__TASK DETAILS__: Copy exactly the lines from the start of the material through the line with "0.0, 0.05, 0.7, 0.0, 0.7, 0.1, 0.0, -2.2, 0.95, 0.5];". Pictures stay out of the copy.

── SOURCE EXCERPT ──

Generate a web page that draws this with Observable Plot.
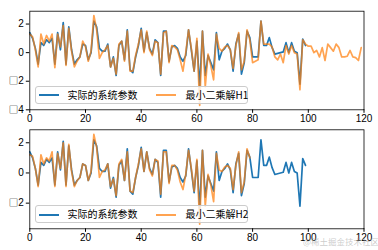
<!DOCTYPE html>
<html>
<head>
<meta charset="utf-8">
<script src="https://cdn.jsdelivr.net/npm/d3@7"></script>
<script src="https://cdn.jsdelivr.net/npm/@observablehq/plot@0.6"></script>
<style>
  html, body { margin: 0; padding: 0; background: #fff; }
  #fig { position: relative; width: 378px; height: 250px; overflow: hidden; background: #fff; }
  .panel { position: absolute; left: 0; }
  .legend { position: absolute; left: 34.5px; width: 213px; height: 18px; border: 1px solid #cccccc; border-radius: 3px; background: rgba(255,255,255,0.8); box-sizing: border-box; font-family: "Noto Sans CJK SC", sans-serif; font-size: 10px; color: #000; }
  .legend .sw { position: absolute; top: 7.5px; height: 0; border-top: 2px solid; width: 20px; }
  .legend .lb { position: absolute; top: 0; line-height: 16px; white-space: nowrap; }
  .wm { position: absolute; left: 303px; top: 235px; font-family: "Noto Sans CJK SC", sans-serif; font-size: 8.5px; color: rgba(160,160,160,0.55); white-space: nowrap; }
</style>
</head>
<body>
<div id="fig"></div>
<script>
// Actual system parameters (x = 0..99)
const actual = [1.4, 1.0, 0.3, -0.8, 0.7, 0.5, 0.9, 0.7, 1.0, -0.8,
  1.4, 0.2, 2.1, -0.8, 1.8, 0.2, -0.8, -0.5, -0.3, 0.6,
  0.5, -0.5, 0.0, 2.2, 1.8, 0.3, 0.1, 0.1, 0.6, -1.0,
  -0.3, -1.6, 0.5, 0.8, -0.5, 1.6, -1.2, -1.4, -0.3, 0.5,
  1.7, 0.1, 1.4, 0.3, -0.1, 0.9, 0.7, -1.6, 1.5, 1.5,
  -0.6, 0.4, 0.5, 0.3, -0.3, -0.6, -0.2, 1.6, 0.2, -1.3,
  0.8, -2.4, 1.5, -1.6, -0.2, -0.7, -1.2, 1.4, -0.5, 0.1,
  0.3, 0.6, 0.2, -1.3, 0.6, 1.3, -1.5, -0.7, 1.5, 1.05,
  -0.3, -0.3, -0.3, 2.2, 0.5, 0.5, 1.05, 0.35, -0.1, -0.05,
  0.0, 0.05, 0.7, 0.0, 0.7, 0.1, 0.0, -2.2, 0.95, 0.5];

// Least-squares solution H1 (x = 0..119)
const estH1 = [1.3, 1.1, 0.2, -1.0, 1.3, 0.6, 1.2, 0.8, 1.3, -1.05,
  1.3, 0.4, 1.9, -0.9, 1.7, 0.1, -1.0, -0.6, -0.3, 0.8,
  0.4, -0.6, 0.1, 2.6, 1.6, -0.4, 0.0, 0.2, 0.5, -1.0,
  -0.4, -1.5, 0.6, 0.8, -0.6, 1.5, -1.3, -1.3, -0.2, 0.6,
  1.6, 0.0, 1.5, 0.2, -0.2, 0.8, 0.7, -1.5, 1.4, 1.5,
  -0.7, 0.5, 0.4, 0.2, -0.5, -1.3, 0.0, 1.6, 0.3, -1.3,
  1.0, -3.7, 1.5, -2.4, -0.1, -0.9, -1.9, 1.3, 0.3, 0.1,
  0.4, 0.5, 0.2, -1.1, 0.5, 1.4, -1.2, -0.6, 1.6, 0.9,
  -0.7, -0.6, -0.5, 2.2, 0.6, 0.6, 0.6, 0.4, -0.3, -0.5,
  -0.1, -0.7, 0.5, -0.1, 0.5, 0.0, -0.1, -2.6, 0.9, 0.6,
  0.45, 0.45, 0.0, 0.15, -0.3, 0.35, -0.55, 0.6, 0.35, 0.1,
  0.6, 0.35, -0.3, -0.3, -0.25, 0.15, -0.3, -0.35, -0.55, 0.35];

// Least-squares solution H2 (x = 0..79)
const estH2 = [1.2, 1.1, 0.3, -0.9, 1.2, 0.6, 1.0, 0.8, 1.4, -0.9,
  1.3, 0.3, 2.0, -0.9, 1.9, 0.1, -0.9, -0.5, -0.3, 0.6,
  0.5, -0.5, 0.1, 2.56, 1.7, -0.3, 0.1, 0.2, 0.6, -0.9,
  -0.4, -1.5, 0.6, 0.9, -0.5, 1.4, -1.2, -1.3, -0.3, 0.6,
  1.6, 0.1, 1.4, 0.2, -0.2, 0.9, 0.8, -1.4, 1.4, 1.4,
  -0.7, 0.5, 0.5, 0.2, -0.6, -1.1, -0.1, 1.5, 0.3, -1.2,
  0.9, -3.4, 1.5, -2.2, -0.1, -0.8, -1.9, 1.3, 0.2, 0.1,
  0.4, 0.5, 0.3, -1.1, 0.5, 1.4, -1.3, -0.6, 1.6, 1.0];

const xTicks = [0, 20, 40, 60, 80, 100, 120];
const xTickLabels = ["0", "20", "40", "60", "80", "100", "120"];
const yTicksTop = [2, 0, -2, -4];
const yTickLabelsTop = ["2", "0", "\u25A12", "\u25A14"];
const yTicksBottom = [2, 0, -2];
const yTickLabelsBottom = ["2", "0", "\u25A12"];
const seriesNames = ["实际的系统参数", "最小二乘解H1", "最小二乘解H2"];
const watermark = "@稀土掘金技术社区";

const BLUE = "#1f77b4", ORANGE = "#ff7f0e";
const fig = document.getElementById("fig");

function panel(est, yDomain, yTicks, yLabels, mt, mb) {
  const svg = Plot.plot({
    width: 378, height: 125,
    marginLeft: 29.3, marginRight: 14.5, marginTop: mt, marginBottom: mb,
    x: {domain: [0, 120]},
    y: {domain: yDomain},
    style: {fontFamily: "'Liberation Sans', 'DejaVu Sans', sans-serif", fontSize: "10px", color: "#000", background: "transparent", overflow: "visible"},
    marks: [
      Plot.line(actual, {x: (d, i) => i, y: d => d, stroke: BLUE, strokeWidth: 1.7}),
      Plot.line(est, {x: (d, i) => i, y: d => d, stroke: ORANGE, strokeOpacity: 0.72, strokeWidth: 1.7}),
      Plot.frame({stroke: "#000", strokeWidth: 0.8}),
      Plot.axisX({ticks: xTicks, tickSize: 3.5, tickPadding: 2, label: null, fontSize: 10,
        tickFormat: d => xTickLabels[xTicks.indexOf(d)]}),
      Plot.axisY({ticks: yTicks, tickSize: 3.5, tickPadding: 2.5, label: null, fontSize: 10,
        tickFormat: d => yLabels[yTicks.indexOf(d)]})
    ]
  });
  // render the missing-glyph box with a full-width CJK box glyph
  d3.select(svg).selectAll("text").each(function () {
    const t = this.textContent;
    if (t.startsWith("\u25A1")) {
      const sel = d3.select(this);
      sel.text(null);
      sel.append("tspan").style("font-family", "'Noto Sans CJK SC'").style("font-size", "9.5px").text("\u25A1");
      sel.append("tspan").text(t.slice(1));
    }
  });
  return svg;
}

const top1 = panel(estH1, [-4.0, 2.9], yTicksTop, yTickLabelsTop, 10.7, 15.7);
top1.classList.add("panel"); top1.style.top = "0px";
fig.appendChild(top1);

const bot = panel(estH2, [-3.7, 2.86], yTicksBottom, yTickLabelsBottom, 4.3, 21.7);
bot.classList.add("panel"); bot.style.top = "125px";
fig.appendChild(bot);

function legend(topPx, estName) {
  const lg = document.createElement("div");
  lg.className = "legend";
  lg.style.top = topPx + "px";
  lg.innerHTML =
    `<div class="sw" style="left:3px;border-color:${BLUE}"></div>` +
    `<div class="lb" style="left:32px">${seriesNames[0]}</div>` +
    `<div class="sw" style="left:120px;border-color:${ORANGE};opacity:0.72"></div>` +
    `<div class="lb" style="left:150px">${estName}</div>`;
  fig.appendChild(lg);
}
legend(85.7, seriesNames[1]);
legend(205, seriesNames[2]);

const wm = document.createElement("div");
wm.className = "wm";
wm.textContent = watermark;
fig.appendChild(wm);
</script>
</body>
</html>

───

__WRITTEN ANSWER__:
Generate a web page that draws this with Observable Plot.
<!DOCTYPE html>
<html>
<head>
<meta charset="utf-8">
<script src="https://cdn.jsdelivr.net/npm/d3@7"></script>
<script src="https://cdn.jsdelivr.net/npm/@observablehq/plot@0.6"></script>
<style>
  html, body { margin: 0; padding: 0; background: #fff; }
  #fig { position: relative; width: 378px; height: 250px; overflow: hidden; background: #fff; }
  .panel { position: absolute; left: 0; }
  .legend { position: absolute; left: 34.5px; width: 213px; height: 18px; border: 1px solid #cccccc; border-radius: 3px; background: rgba(255,255,255,0.8); box-sizing: border-box; font-family: "Noto Sans CJK SC", sans-serif; font-size: 10px; color: #000; }
  .legend .sw { position: absolute; top: 7.5px; height: 0; border-top: 2px solid; width: 20px; }
  .legend .lb { position: absolute; top: 0; line-height: 16px; white-space: nowrap; }
  .wm { position: absolute; left: 303px; top: 235px; font-family: "Noto Sans CJK SC", sans-serif; font-size: 8.5px; color: rgba(160,160,160,0.55); white-space: nowrap; }
</style>
</head>
<body>
<div id="fig"></div>
<script>
// Actual system parameters (x = 0..99)
const actual = [1.4, 1.0, 0.3, -0.8, 0.7, 0.5, 0.9, 0.7, 1.0, -0.8,
  1.4, 0.2, 2.1, -0.8, 1.8, 0.2, -0.8, -0.5, -0.3, 0.6,
  0.5, -0.5, 0.0, 2.2, 1.8, 0.3, 0.1, 0.1, 0.6, -1.0,
  -0.3, -1.6, 0.5, 0.8, -0.5, 1.6, -1.2, -1.4, -0.3, 0.5,
  1.7, 0.1, 1.4, 0.3, -0.1, 0.9, 0.7, -1.6, 1.5, 1.5,
  -0.6, 0.4, 0.5, 0.3, -0.3, -0.6, -0.2, 1.6, 0.2, -1.3,
  0.8, -2.4, 1.5, -1.6, -0.2, -0.7, -1.2, 1.4, -0.5, 0.1,
  0.3, 0.6, 0.2, -1.3, 0.6, 1.3, -1.5, -0.7, 1.5, 1.05,
  -0.3, -0.3, -0.3, 2.2, 0.5, 0.5, 1.05, 0.35, -0.1, -0.05,
  0.0, 0.05, 0.7, 0.0, 0.7, 0.1, 0.0, -2.2, 0.95, 0.5];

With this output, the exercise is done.